* Start *

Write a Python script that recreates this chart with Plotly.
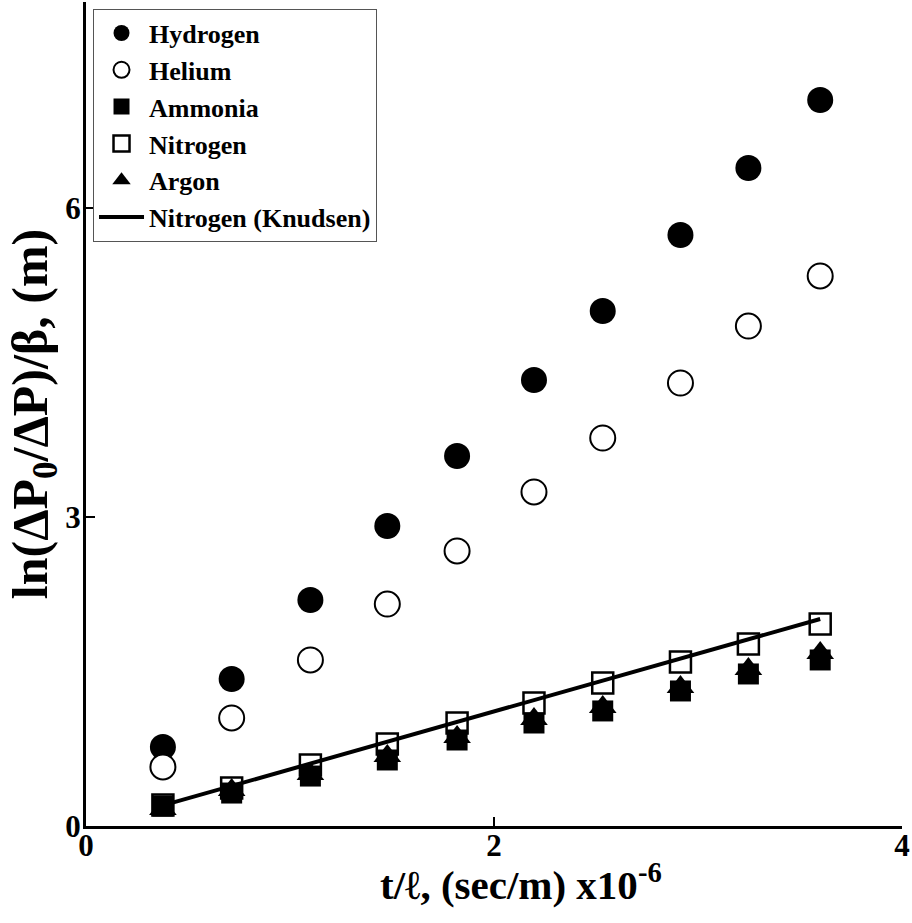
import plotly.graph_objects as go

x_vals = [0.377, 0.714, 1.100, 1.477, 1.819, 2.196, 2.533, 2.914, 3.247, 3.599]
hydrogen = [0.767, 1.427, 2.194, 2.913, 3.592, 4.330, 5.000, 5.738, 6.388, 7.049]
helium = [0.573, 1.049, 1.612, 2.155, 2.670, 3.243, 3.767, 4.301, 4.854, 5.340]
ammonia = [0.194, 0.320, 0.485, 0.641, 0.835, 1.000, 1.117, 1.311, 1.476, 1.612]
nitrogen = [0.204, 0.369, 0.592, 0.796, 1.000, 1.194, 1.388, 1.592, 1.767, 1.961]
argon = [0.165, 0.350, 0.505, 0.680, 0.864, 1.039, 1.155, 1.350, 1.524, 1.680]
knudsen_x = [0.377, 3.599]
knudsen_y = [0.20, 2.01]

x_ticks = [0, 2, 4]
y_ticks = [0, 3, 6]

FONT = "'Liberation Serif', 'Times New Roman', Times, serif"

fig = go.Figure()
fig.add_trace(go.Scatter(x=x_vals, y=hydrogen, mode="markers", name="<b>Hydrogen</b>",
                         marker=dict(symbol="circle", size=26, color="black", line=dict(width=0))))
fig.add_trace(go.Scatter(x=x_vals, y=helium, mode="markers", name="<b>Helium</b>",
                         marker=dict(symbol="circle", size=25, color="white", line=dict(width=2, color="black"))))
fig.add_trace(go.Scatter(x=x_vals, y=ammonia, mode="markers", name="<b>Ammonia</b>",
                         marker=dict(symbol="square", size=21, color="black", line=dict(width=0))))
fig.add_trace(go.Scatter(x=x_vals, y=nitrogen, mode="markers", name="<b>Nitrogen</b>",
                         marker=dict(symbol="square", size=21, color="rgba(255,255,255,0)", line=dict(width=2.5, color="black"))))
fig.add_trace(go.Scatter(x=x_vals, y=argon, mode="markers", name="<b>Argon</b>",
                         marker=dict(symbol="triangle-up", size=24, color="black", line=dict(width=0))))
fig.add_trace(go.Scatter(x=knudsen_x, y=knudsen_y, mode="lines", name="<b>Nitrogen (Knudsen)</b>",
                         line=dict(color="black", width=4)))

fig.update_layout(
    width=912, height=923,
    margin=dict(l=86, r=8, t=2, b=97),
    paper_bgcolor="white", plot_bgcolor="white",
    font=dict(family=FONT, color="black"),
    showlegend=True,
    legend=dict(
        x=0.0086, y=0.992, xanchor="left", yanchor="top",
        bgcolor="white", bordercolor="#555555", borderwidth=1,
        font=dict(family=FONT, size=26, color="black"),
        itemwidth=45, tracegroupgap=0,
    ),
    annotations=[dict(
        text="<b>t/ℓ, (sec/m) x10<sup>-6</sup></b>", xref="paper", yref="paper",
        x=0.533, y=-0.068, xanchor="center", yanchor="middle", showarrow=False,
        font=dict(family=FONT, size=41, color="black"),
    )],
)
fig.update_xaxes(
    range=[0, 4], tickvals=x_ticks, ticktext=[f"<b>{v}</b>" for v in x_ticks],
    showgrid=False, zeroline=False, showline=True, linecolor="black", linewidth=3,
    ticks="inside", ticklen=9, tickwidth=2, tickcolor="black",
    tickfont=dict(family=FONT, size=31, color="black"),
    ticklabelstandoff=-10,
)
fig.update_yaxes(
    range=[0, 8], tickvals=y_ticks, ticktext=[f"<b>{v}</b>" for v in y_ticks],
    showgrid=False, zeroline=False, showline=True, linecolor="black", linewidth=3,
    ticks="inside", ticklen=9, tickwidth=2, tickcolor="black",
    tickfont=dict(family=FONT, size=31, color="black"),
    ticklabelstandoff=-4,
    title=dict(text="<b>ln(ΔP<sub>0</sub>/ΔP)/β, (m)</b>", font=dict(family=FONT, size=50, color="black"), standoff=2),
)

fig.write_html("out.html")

* End *

§ PROMPT
Leave the images out, please, and restate each line word for word.

§ THE COMPLETED TASK
Write a Python script that recreates this chart with Plotly.
import plotly.graph_objects as go

x_vals = [0.377, 0.714, 1.100, 1.477, 1.819, 2.196, 2.533, 2.914, 3.247, 3.599]
hydrogen = [0.767, 1.427, 2.194, 2.913, 3.592, 4.330, 5.000, 5.738, 6.388, 7.049]
helium = [0.573, 1.049, 1.612, 2.155, 2.670, 3.243, 3.767, 4.301, 4.854, 5.340]
ammonia = [0.194, 0.320, 0.485, 0.641, 0.835, 1.000, 1.117, 1.311, 1.476, 1.612]
nitrogen = [0.204, 0.369, 0.592, 0.796, 1.000, 1.194, 1.388, 1.592, 1.767, 1.961]
argon = [0.165, 0.350, 0.505, 0.680, 0.864, 1.039, 1.155, 1.350, 1.524, 1.680]
knudsen_x = [0.377, 3.599]
knudsen_y = [0.20, 2.01]

x_ticks = [0, 2, 4]
y_ticks = [0, 3, 6]

FONT = "'Liberation Serif', 'Times New Roman', Times, serif"

fig = go.Figure()
fig.add_trace(go.Scatter(x=x_vals, y=hydrogen, mode="markers", name="<b>Hydrogen</b>",
                         marker=dict(symbol="circle", size=26, color="black", line=dict(width=0))))
fig.add_trace(go.Scatter(x=x_vals, y=helium, mode="markers", name="<b>Helium</b>",
                         marker=dict(symbol="circle", size=25, color="white", line=dict(width=2, color="black"))))
fig.add_trace(go.Scatter(x=x_vals, y=ammonia, mode="markers", name="<b>Ammonia</b>",
                         marker=dict(symbol="square", size=21, color="black", line=dict(width=0))))
fig.add_trace(go.Scatter(x=x_vals, y=nitrogen, mode="markers", name="<b>Nitrogen</b>",
                         marker=dict(symbol="square", size=21, color="rgba(255,255,255,0)", line=dict(width=2.5, color="black"))))
fig.add_trace(go.Scatter(x=x_vals, y=argon, mode="markers", name="<b>Argon</b>",
                         marker=dict(symbol="triangle-up", size=24, color="black", line=dict(width=0))))
fig.add_trace(go.Scatter(x=knudsen_x, y=knudsen_y, mode="lines", name="<b>Nitrogen (Knudsen)</b>",
                         line=dict(color="black", width=4)))

fig.update_layout(
    width=912, height=923,
    margin=dict(l=86, r=8, t=2, b=97),
    paper_bgcolor="white", plot_bgcolor="white",
    font=dict(family=FONT, color="black"),
    showlegend=True,
    legend=dict(
        x=0.0086, y=0.992, xanchor="left", yanchor="top",
        bgcolor="white", bordercolor="#555555", borderwidth=1,
        font=dict(family=FONT, size=26, color="black"),
        itemwidth=45, tracegroupgap=0,
    ),
    annotations=[dict(
        text="<b>t/ℓ, (sec/m) x10<sup>-6</sup></b>", xref="paper", yref="paper",
        x=0.533, y=-0.068, xanchor="center", yanchor="middle", showarrow=False,
        font=dict(family=FONT, size=41, color="black"),
    )],
)
fig.update_xaxes(
    range=[0, 4], tickvals=x_ticks, ticktext=[f"<b>{v}</b>" for v in x_ticks],
    showgrid=False, zeroline=False, showline=True, linecolor="black", linewidth=3,
    ticks="inside", ticklen=9, tickwidth=2, tickcolor="black",
    tickfont=dict(family=FONT, size=31, color="black"),
    ticklabelstandoff=-10,
)
fig.update_yaxes(
    range=[0, 8], tickvals=y_ticks, ticktext=[f"<b>{v}</b>" for v in y_ticks],
    showgrid=False, zeroline=False, showline=True, linecolor="black", linewidth=3,
    ticks="inside", ticklen=9, tickwidth=2, tickcolor="black",
    tickfont=dict(family=FONT, size=31, color="black"),
    ticklabelstandoff=-4,
    title=dict(text="<b>ln(ΔP<sub>0</sub>/ΔP)/β, (m)</b>", font=dict(family=FONT, size=50, color="black"), standoff=2),
)

fig.write_html("out.html")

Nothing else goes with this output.